Today, I am likely to see Jesus ringing a bell behind a red pot. I will see Him as an untouchable, invisible homeless person needing a coat and some gloves. I will see a single mom struggling with her kids, and I can immediately tell her Christmas is going to be very slim and hard indeed. I see Jesus in a wealthy person who obviously has everything anyone could want – except a sincere smile and nod from a stranger. I see Jesus in the person at the cash register who looks very tired and harried. She needs me to offer her a favorite candy bar or a coffee.

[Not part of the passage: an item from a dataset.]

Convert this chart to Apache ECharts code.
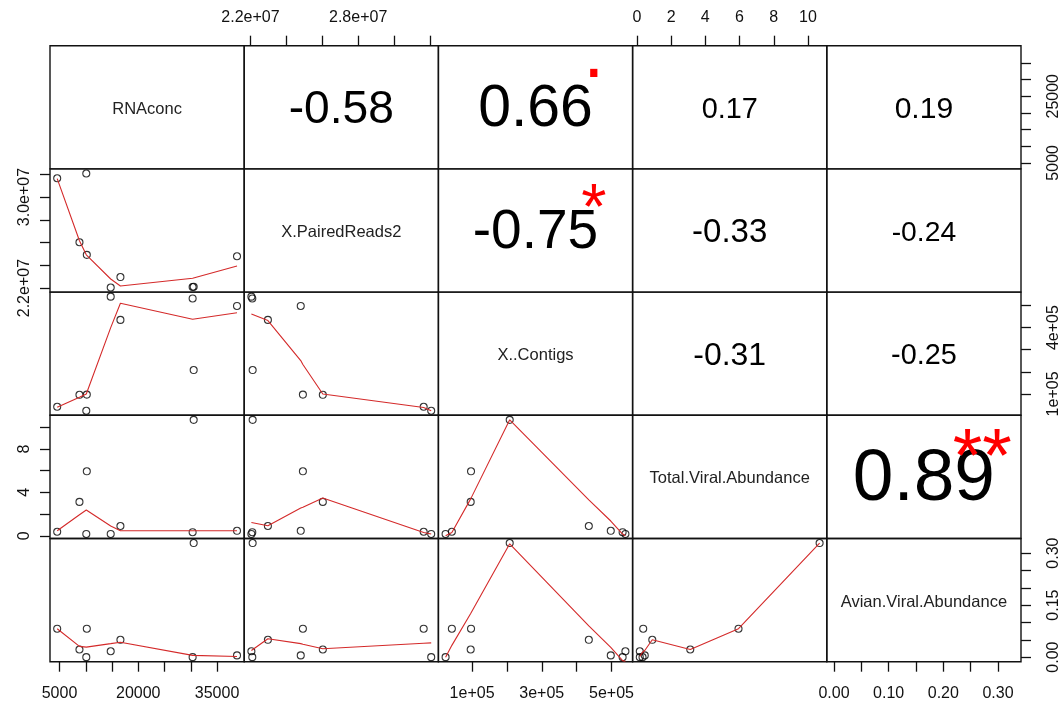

I can do something for all these people because I am doing it for Jesus, as He has directed me to care for and love each of them as much as I do myself.

 
“Then the King will say to those on His right, ‘Come, you who are blessed of My Father, inherit the kingdom prepared for you from the foundation of the world. For I was hungry, and you gave Me something to eat; I was thirsty, and you gave Me something to drink; I was a stranger, and you invited Me in; naked, and you clothed Me; I was sick, and you visited Me; I was in prison, and you came to Me.’ Then the righteous will answer Him, ‘Lord, when did we see You hungry, and feed You, or thirsty, and give You something to drink? And when did we see You as a stranger, and invite You in, or naked, and clothe You? And when did we see You sick, or in prison, and come to You?’ And the King will answer and say to them, ‘Truly I say to you, to the extent that you did it for one of the least of these brothers or sisters of Mine, you did it for Me.’” (Matthew 25:34-40)

 
The hospitals are full of Jesus’ who need a stranger stopping by just to spend 10-15 minutes with them during the holidays. There are also children there who would see any small toy as an extravagant gift, no matter what. There are families in countless waiting rooms that need a word of prayer for their loved ones. They will drink up your words of life like the offering from Heaven that they really are. There is a widow or widower you know who will probably spend Christmas home alone because no one asked them to join them, and they don’t want to bother anyone.

 
And then, as you quickly stop at a fast-food place for lunch, there will be a person sitting alone in a booth who looks like they are going through hell, because they really are. They might be dirty, maybe not look totally sane – but they will look hungry. They need food much worse than you do.

 
But again, it is easy to drive or simply pass by all these opportunities to find Jesus on His sacred holiday and not look for Him at all. We have our list, are checking it twice, and none of these versions of Jesus are on it.

 
Our enemy, Satan, does not want you to look for Jesus at all, anywhere, ever. It’s way too risky. They might reject you. They may not want to hear your prayer. The staff may ask you to leave. Other people are watching you. God may want you to actually give His Son a hug, but they are dirty and smell. You might wind up embarrassed or rejected in public just because you wanted to find Jesus. And you barely have enough cash to check off your entire list to begin with.

 
But in the end, God promises to reward His obedient children. “The King will answer and say to them, ‘Truly I say to you, to the extent that you did it to one of these brothers of Mine, even the least of them, you did it to Me.’” (Matthew 25:40)

 
What does that really mean, beloved Christian? It means that you have the calling and the ability to go out today, this season, and this time of mutual distraction, find the Real Jesus, and present Him His gift from your hand to His. Our God has instructed each of His people in no uncertain terms that a gift, however small, given from the heart of our Righteous Father to His Son by your hand will not be forgotten by New Year’s Eve, but will be remembered throughout all the ages to come.